Больше всего я боюсь, что в моем личном аду радио включено будет на полную громкость.
МАСКА, Я ТЕБЯ ЗНАЮ…
Деятели искусств жалуются на упадок кормивших их отраслей. Так и бывает: большая рыба сожрала всех малых. В очередной раз жизнь поглотила зазевавшиеся искусства и хочет теперь представлятьсама.
Не надо искать и изобретать «новую идеологию», она уже наличествует в рекламе всех сортов, привычно берущей тебя за горло. Большинство простодушных покупателей приобретает не товары, а их образы, — символы потребления. Селфмейдменов быстро сменяют имиджмейкеры, спрос — на представителей и «идолов» (как зовут их на искушенном Западе). Какой театр и какие актеры смогут конкурировать с теми персонажами и образами, что вошли в действительность, вышли на подмостки улиц? Кино выполоскали и затем заслуженно слили. Его с успехом заменили «кинотавры» и «ники», собирающие в кадре массовки половину известных стране лиц. Часть художников давно перестала писать картины и принялась создавать контекст — играть собственное отражение. Утратившие — последовательно — форму, содержание, а затем и репродуктивную функцию писатели, пошарив в литературной промежности и ничего не обнаружив, ответили на вызов реальности повышенной сексуальной языкатостью, — остальные просто сникли.

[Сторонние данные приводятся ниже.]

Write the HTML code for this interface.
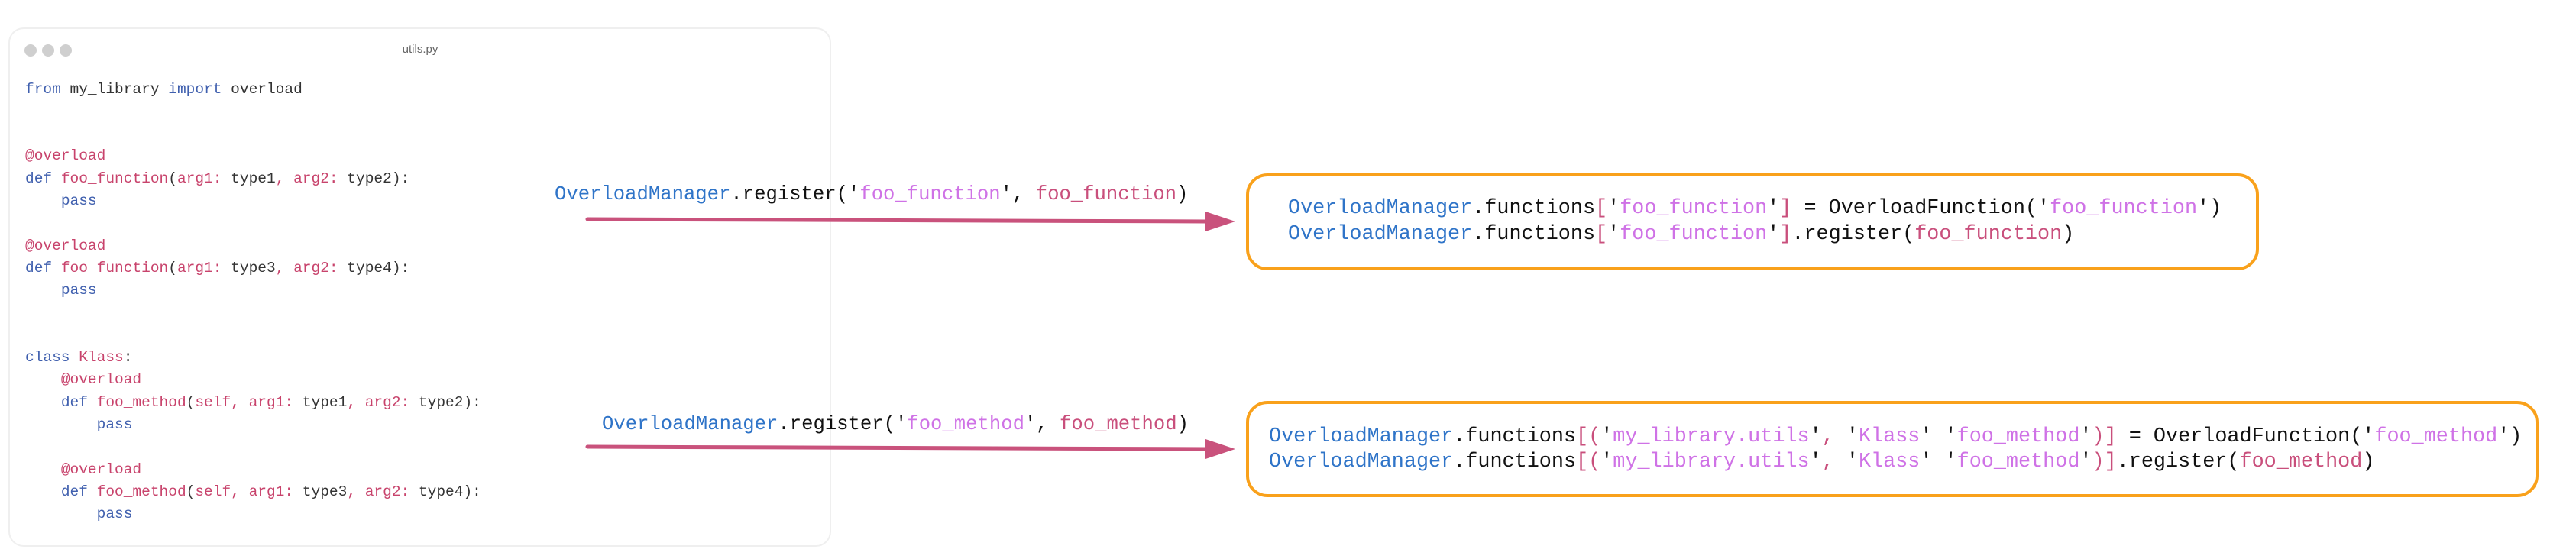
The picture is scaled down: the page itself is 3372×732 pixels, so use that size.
<!DOCTYPE html>
<html><head><meta charset="utf-8"><style>
html,body{margin:0;padding:0;background:#fff;}
body{width:3372px;height:732px;position:relative;overflow:hidden;font-family:"Liberation Mono",monospace;}
.card{position:absolute;left:11px;top:36px;width:1077px;height:680px;border:2px solid #efefef;border-radius:20px;box-sizing:border-box;background:#fff;}
.dot{position:absolute;top:58px;width:16px;height:16px;border-radius:50%;background:#cfcfcf;}
.title{position:absolute;left:500px;width:100px;top:56px;text-align:center;font-family:"Liberation Sans",sans-serif;font-size:15px;color:#666;}
.code{position:absolute;left:33px;top:102.5px;font-size:19.5px;line-height:29.3px;white-space:pre;color:#333;}
.k{color:#3f5fae}.p{color:#c8436c}
.t{position:absolute;white-space:pre;color:#111;}
.lbl{font-size:25.6px;line-height:30px;}
.bx{font-size:26.8px;line-height:30px;}
.b{color:#2f74c8}.s{color:#cf72e6}.r{color:#c94f7c}
.box{position:absolute;border:4px solid #f9a11b;border-radius:28px;box-sizing:border-box;}
</style></head><body>
<div class="card"></div>
<div class="dot" style="left:32px"></div><div class="dot" style="left:55px"></div><div class="dot" style="left:78px"></div>
<div class="title">utils.py</div>
<div class="code"><span class="k">from</span> my_library <span class="k">import</span> overload


<span class="p">@overload</span>
<span class="k">def</span> <span class="p">foo_function</span>(<span class="p">arg1:</span> type1<span class="p">,</span> <span class="p">arg2:</span> type2):
    <span class="k">pass</span>

<span class="p">@overload</span>
<span class="k">def</span> <span class="p">foo_function</span>(<span class="p">arg1:</span> type3<span class="p">,</span> <span class="p">arg2:</span> type4):
    <span class="k">pass</span>


<span class="k">class</span> <span class="p">Klass</span>:
    <span class="p">@overload</span>
    <span class="k">def</span> <span class="p">foo_method</span>(<span class="p">self,</span> <span class="p">arg1:</span> type1<span class="p">,</span> <span class="p">arg2:</span> type2):
        <span class="k">pass</span>

    <span class="p">@overload</span>
    <span class="k">def</span> <span class="p">foo_method</span>(<span class="p">self,</span> <span class="p">arg1:</span> type3<span class="p">,</span> <span class="p">arg2:</span> type4):
        <span class="k">pass</span></div>

<div class="t lbl" style="left:726px;top:240px"><span class="b">OverloadManager</span>.register('<span class="s">foo_function</span>', <span class="r">foo_function</span>)</div>
<div class="t lbl" style="left:788px;top:541px"><span class="b">OverloadManager</span>.register('<span class="s">foo_method</span>', <span class="r">foo_method</span>)</div>

<svg width="3372" height="732" style="position:absolute;left:0;top:0">
<line x1="769" y1="287" x2="1580" y2="290" stroke="#c9527c" stroke-width="5" stroke-linecap="round"/>
<polygon points="1578,277 1617,290 1578,303" fill="#c9527c"/>
<line x1="769" y1="585" x2="1580" y2="588" stroke="#c9527c" stroke-width="5" stroke-linecap="round"/>
<polygon points="1578,575 1617,588 1578,601" fill="#c9527c"/>
</svg>

<div class="box" style="left:1631px;top:227px;width:1326px;height:127px"></div>
<div class="t bx" style="left:1686px;top:258px"><span class="b">OverloadManager</span>.functions<span class="r">[</span>'<span class="s">foo_function</span>'<span class="r">]</span> = OverloadFunction('<span class="s">foo_function</span>')</div>
<div class="t bx" style="left:1686px;top:292px"><span class="b">OverloadManager</span>.functions<span class="r">[</span>'<span class="s">foo_function</span>'<span class="r">]</span>.register(<span class="r">foo_function</span>)</div>

<div class="box" style="left:1631px;top:525px;width:1692px;height:126px"></div>
<div class="t bx" style="left:1661px;top:557px"><span class="b">OverloadManager</span>.functions<span class="r">[(</span>'<span class="s">my_library.utils</span>'<span class="r">,</span> '<span class="s">Klass</span>' '<span class="s">foo_method</span>'<span class="r">)]</span> = OverloadFunction('<span class="s">foo_method</span>')</div>
<div class="t bx" style="left:1661px;top:590px"><span class="b">OverloadManager</span>.functions<span class="r">[(</span>'<span class="s">my_library.utils</span>'<span class="r">,</span> '<span class="s">Klass</span>' '<span class="s">foo_method</span>'<span class="r">)]</span>.register(<span class="r">foo_method</span>)</div>
</body></html>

Есть некие умо-не-постигаемые линзы, которые будучи направлены на произвольную область деятельности, на фигуру музыканта, актера, писателя, спортсмена, политика — стимулируют их бурный рост. Но вот искусственное солнце покидает делянку, — или просто рядом построили сарай, отгородивший ее от света дня, — и то, что прежде произростало на ней, прекращает свой рост, задатки увядают, либо не развиваются вовсе: один Чайковский уже был и другого не надо. Пока. И напротив, вырастает следом чертова уйма скрипачей, как стручки гороха.

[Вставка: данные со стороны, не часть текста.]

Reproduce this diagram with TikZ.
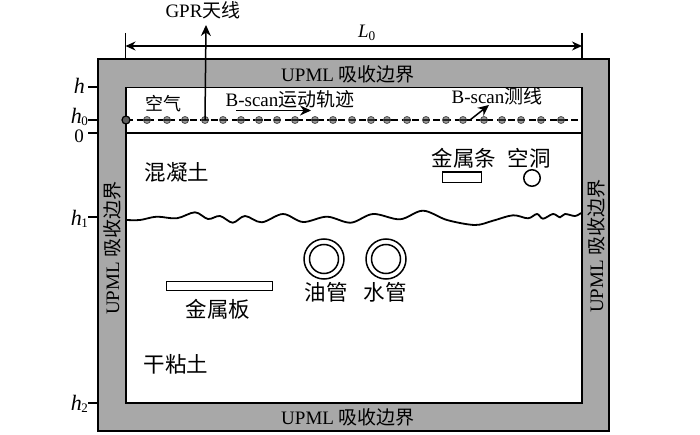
\documentclass[tikz,border=0pt]{standalone}
\usepackage{fontspec}
\setmainfont{Liberation Serif}
\newfontfamily\cjk{Noto Sans CJK SC}
\usetikzlibrary{arrows.meta}
\definecolor{wallgray}{gray}{0.66}
\definecolor{dotgray}{gray}{0.6}
\newcommand{\hsubs}[1]{h\kern-0.5pt\raisebox{-2pt}{\fontsize{13}{13}\selectfont\upshape #1}}
\tikzset{
  x=1pt,y=-1pt,
  lab/.style={inner sep=0pt,font=\fontsize{21.5}{22}\selectfont\cjk},
  wall/.style={inner sep=0pt,font=\fontsize{19}{20}\selectfont},
  small/.style={inner sep=0pt,font=\fontsize{19}{20}\selectfont},
  hlab/.style={inner sep=0pt,font=\fontsize{22}{22}\selectfont\itshape,anchor=east},
  thin line/.style={line width=1.4pt,black},
  frame/.style={line width=1.9pt,black},
  arrow/.style={line width=1.5pt,-{Stealth[length=11pt,width=10pt]}},
  dot/.style={circle,draw=black!70,fill=dotgray,line width=0.8pt,minimum size=7pt,inner sep=0pt},
}
\begin{document}
\begin{tikzpicture}
\useasboundingbox (0,0) rectangle (700,435);
% walls
\draw[frame,fill=wallgray] (98,59) rectangle (609,431);
\draw[frame,fill=white] (126,87.5) rectangle (582,403);
\draw[frame] (126,133) -- (582,133);
% left ticks
\coordinate (ht) at (98,87);\coordinate (h0t) at (98,120);\coordinate (zt) at (98,133);\coordinate (h1t) at (98,217);\coordinate (h2t) at (98,403);
\coordinate (hs) at (88,87);\coordinate (h0s) at (88,120);\coordinate (zs) at (88,133);\coordinate (h1s) at (88,217);\coordinate (h2s) at (88,403);
\foreach \a/\b in {hs/ht,h0s/h0t,zs/zt,h1s/h1t,h2s/h2t}{\draw[thin line] (\a)--(\b);}
\node[hlab] (lh) at (85,86) {h};
\node[hlab] (lh0) at (88,116.5) {\hsubs{0}};
\node[hlab,font=\fontsize{19}{19}\selectfont] (l0) at (84,136) {0};
\node[hlab] (lh1) at (88,219) {\hsubs{1}};
\node[hlab] (lh2) at (88,404) {\hsubs{2}};
% L0 dimension
\coordinate (ll) at (125.5,33);\coordinate (lb) at (125.5,59);
\coordinate (rl) at (582,33);\coordinate (rb) at (582,59);
\draw[thin line] (ll)--(lb);\draw[thin line] (rl)--(rb);
\coordinate (la) at (125.5,46);\coordinate (ra) at (582,46);
\draw[line width=1.4pt,{Stealth[length=10pt,width=9pt]}-{Stealth[length=10pt,width=9pt]}] (la)--(ra);
\node[inner sep=0pt,font=\fontsize{19}{19}\selectfont\itshape] (L0) at (367,33) {L\textsubscript{\upshape 0}};
% wall labels
\node[wall] (wt) at (348,74) {UPML {\cjk 吸收边界}};
\node[wall] (wb) at (348,417) {UPML {\cjk 吸收边界}};
\node[wall,rotate=90] (wl) at (112,248) {UPML {\cjk 吸收边界}};
\node[wall,rotate=90] (wr) at (596,246) {UPML {\cjk 吸收边界}};
% survey line
\draw[line width=1.5pt,dash pattern=on 7pt off 3.6pt] (126,120) -- (582,120);
\node[dot,fill=dotgray!60!black,draw=black,line width=1.2pt,minimum size=8pt] (d0) at (126,120) {};
\foreach \i/\x in {1/147,2/167,3/185,4/205,5/223,6/241,7/259,8/277,9/295,10/315,11/333,12/352,13/371,14/387,15/407,16/426,17/446,18/463,19/484,20/502,21/521,22/541,23/561}{
  \node[dot] (d\i) at (\x,120) {};
  \draw[line width=1.2pt,black!85] (\x-3.5,120) -- (\x+3.5,120);
}
% GPR antenna
\node[small] (gpr) at (203,10) {GPR{\cjk 天线}};
\coordinate (gprtip) at (206,25);
\draw[arrow] (d4.center) -- (gprtip);
% labels in air
\node[lab,font=\fontsize{18}{18}\selectfont\cjk] (air) at (163,104) {空气};
\node[small] (bt) at (290,99) {B-scan{\cjk 运动轨迹}};
\coordinate (bs) at (236,110.5);\coordinate (be) at (311,110.5);
\draw[arrow] (bs)--(be);
\node[small] (bl) at (497,96.5) {B-scan{\cjk 测线}};
\coordinate (bls) at (470,120);
\coordinate (ble) at (489,105);
\draw[arrow] (bls)--(ble);
% interface
\draw[line width=1.8pt] plot[smooth,tension=0.55] coordinates {(126.7,220)(140,220)(156.7,216.7)(176.7,218.3)(195,212.3)(208,219)(220,216)(232.7,222.7)(245,216)(261.7,222.3)(283,214)(303,222)(327,216.7)(350.7,222.7)(373,214)(400,219.3)(423,210.7)(447,220)(475,225)(493,220.7)(513,215.3)(528,218.3)(537,214)(543,218.7)(553,214)(560,217.3)(565,214)(575,216)(581,213)};
% materials
\node[lab] (conc) at (177,172) {混凝土};
\node[lab] (clay) at (176,364) {干粘土};
\node[lab] (strip) at (464,158) {金属条};
\node[lab] (hole) at (529,158) {空洞};
\node[draw,line width=1.5pt,minimum width=39pt,minimum height=10.5pt,inner sep=0pt] (stripb) at (462,177.5) {};
\node[circle,draw,line width=1.5pt,minimum size=16.5pt,inner sep=0pt] (holeb) at (532,178) {};
\node[draw,line width=1.3pt,minimum width=106pt,minimum height=8.5pt,inner sep=0pt] (plate) at (219.5,286) {};
\node[lab] (platel) at (218,309) {金属板};
% pipes
\node[circle,draw,line width=1.5pt,minimum size=40pt,inner sep=0pt] (oilo) at (324,259) {};
\node[circle,draw,line width=1.5pt,minimum size=29pt,inner sep=0pt] (oili) at (324,259) {};
\node[circle,draw,line width=1.5pt,minimum size=40pt,inner sep=0pt] (wato) at (386,259) {};
\node[circle,draw,line width=1.5pt,minimum size=29pt,inner sep=0pt] (wati) at (386,259) {};
\node[lab] (oil) at (326,292) {油管};
\node[lab] (wat) at (385,292) {水管};
\end{tikzpicture}
\end{document}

Человечество концентрирует свою энергию, оно совсем не обязано быть лучше каждого из нас. Нынешняя линза — телевизионная, она мощнее всех предыдущих, при том что она — лишь щуп световода, подпитываемый и направляемый миллиардами пар гляделок. Грешно не лететь погреться на свечение ее голубоватого огонька. Это такая игра. Лепится реальность, про которую можно будет только сказать в конце: см. начало.
АЛИБИ СПИЛБЕРГА
Достаточно установить кинокамеру — и из ее объектива налетит в будущий кадр, на свет, тьма фантомов. Таково кино. Люди, которые его делают, знают это лучше других. И когда первый из этих фокусников, возвышающийся над остальными подобно Копперфильду, начинает вдруг путать явь и сон, не мешало бы задуматься, зачем это нужно ему и тем легионам зрителей-доброхотов во всем мире, что присягнули его «Списку Шиндлера». Кто там из слабонервных говорил, что нельзя писать стихи после Освенцима? А вот же: и «после», и «об» — красиво составленные, даже эстетские, кадры, впечатляющая голливудская панорама картины уничтожения евреев. Камера жадно льнет к глазку газовой камеры: что увидит она там?

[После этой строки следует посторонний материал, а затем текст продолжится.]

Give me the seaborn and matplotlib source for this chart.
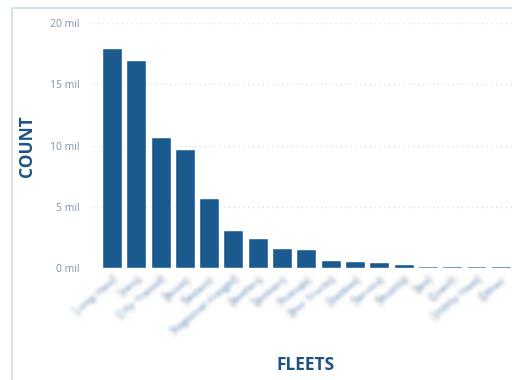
import numpy as np
import pandas as pd
import matplotlib
matplotlib.use("Agg")
import matplotlib.pyplot as plt
from matplotlib.patches import Rectangle
from matplotlib.ticker import FuncFormatter
import seaborn as sns

# Fleet sizes, in millions
fleets = [
    "Long Haul", "Vans", "City Transit", "Buses", "Sedans",
    "Regional Freight", "Reefers", "Tankers", "Pickups",
    "Box Trucks", "Flatbed", "Service", "Shuttle", "Taxi",
    "Coach", "Utility Fleet", "Other",
]
counts = [17.9, 16.9, 10.6, 9.6, 5.6, 3.0, 2.4, 1.55, 1.5,
          0.55, 0.45, 0.42, 0.22, 0.08, 0.06, 0.06, 0.05]
y_ticks = [0, 5, 10, 15, 20]

BAR = "#1a5a8e"
TITLE = "#1f5384"
TICK = "#8095ab"
GRID = "#d9e3ec"

sns.set_theme(style="white")
plt.rcParams["font.family"] = ["Open Sans", "DejaVu Sans"]


def gaussian_blur(sigma_px):
    """agg_filter that softens an artist with a separable gaussian."""
    def _filter(im, dpi):
        pad = int(3 * sigma_px) + 1
        src = np.pad(im, [(pad, pad), (pad, pad), (0, 0)], "constant")
        xs = np.arange(-pad, pad + 1)
        k = np.exp(-xs ** 2 / (2 * sigma_px ** 2))
        k /= k.sum()
        out = np.apply_along_axis(lambda r: np.convolve(r, k, mode="same"), 0, src)
        out = np.apply_along_axis(lambda r: np.convolve(r, k, mode="same"), 1, out)
        return out, -pad, -pad
    return _filter


df = pd.DataFrame({"fleet": fleets, "count": counts})

fig = plt.figure(figsize=(5.12, 3.8), dpi=100)
fig.patch.set_facecolor("white")

# card frame around the chart
fig.patches.append(Rectangle((12 / 512, -0.1), 1.2, (380 - 8) / 380 + 0.1,
                             transform=fig.transFigure, fill=False,
                             edgecolor="#cfdbe6", linewidth=1.2, zorder=0))

ax = fig.add_axes([92 / 512, 112 / 380, 1 - 92 / 512, (357 - 112) / 380])
sns.barplot(data=df, x="fleet", y="count", color=BAR, saturation=1,
            width=0.78, edgecolor="#ffffff", linewidth=0.3, ax=ax, zorder=3)

ax.set_xlim(-0.84, 16.44)
ax.set_ylim(0, 20)
ax.set_yticks(y_ticks)
ax.yaxis.set_major_formatter(FuncFormatter(lambda v, _: f"{int(v)} mil"))
ax.grid(axis="y", linestyle=(0, (1, 2.5)), color=GRID, linewidth=1.0, zorder=0)
ax.grid(axis="x", visible=False)
for s in ax.spines.values():
    s.set_visible(False)

ax.tick_params(axis="y", length=0, pad=9, labelsize=7.5, labelcolor=TICK)
ax.tick_params(axis="x", length=0, pad=5)
ax.set_xticks(range(len(fleets)))
ax.set_xticklabels(fleets, rotation=40, ha="right", rotation_mode="anchor",
                   fontsize=7.5, fontweight="bold", color="#7397bd")
blur = gaussian_blur(2.2)
for t in ax.get_xticklabels():
    t.set_agg_filter(blur)

ax.set_xlabel("")
ax.set_ylabel("")
fig.text(27 / 512, 1 - 146 / 380, "COUNT", rotation=90, ha="center", va="center",
         fontsize=12.5, fontweight="bold", color=TITLE)
fig.text(306 / 512, 1 - 365 / 380, "FLEETS", ha="center", va="center",
         fontsize=12.5, fontweight="bold", color=TITLE)

fig.savefig("out.png", dpi=100, facecolor="white")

Век начинался и заканчивается газом, меж ипритом и зарином, от полей сражений до токийского метро, век удушья, превращенного воздуха, есть воздух — и нельзя им дышать. В середине века тоже был газ. Для избранных.
Спилберг верен себе. Он снимает фильм о каких-то нацистских инопланетянах, откуда-то прилетевших и начавших в промышленных количествах уничтожать евреев. Собственно, по первому общероссийскому каналу был показан хорошо нам знакомый «производственный фильм», о том, какие уродливые формы принимает иногда конфликт между устаревшими производственными отношениями и развивающимися производительными силами. Есть сцены, особенно в конце, построенные по самым кондовым законам соцреализма даже не советского, а китайского образца. Ничего удивительного в этом нет. Голливуд коммунистичен ровно в той мере, в какой он стремится к исполнению желаний. Автора показали накануне. Предваряя просмотр, потупив глазки, ухоженный и изнеженный — так, во всяком случае, это выглядело — Спилберг сказал, едва слышно: «Этот фильм (читай — „мой фильм“!) должен посмотреть каждый». Так мы это уже проходили! Но со столь обаятельным и доверительным цинизмом я лично сталкиваюсь впервые. Как в анекдоте: — Понимаешь, старик, деньги очень нужны.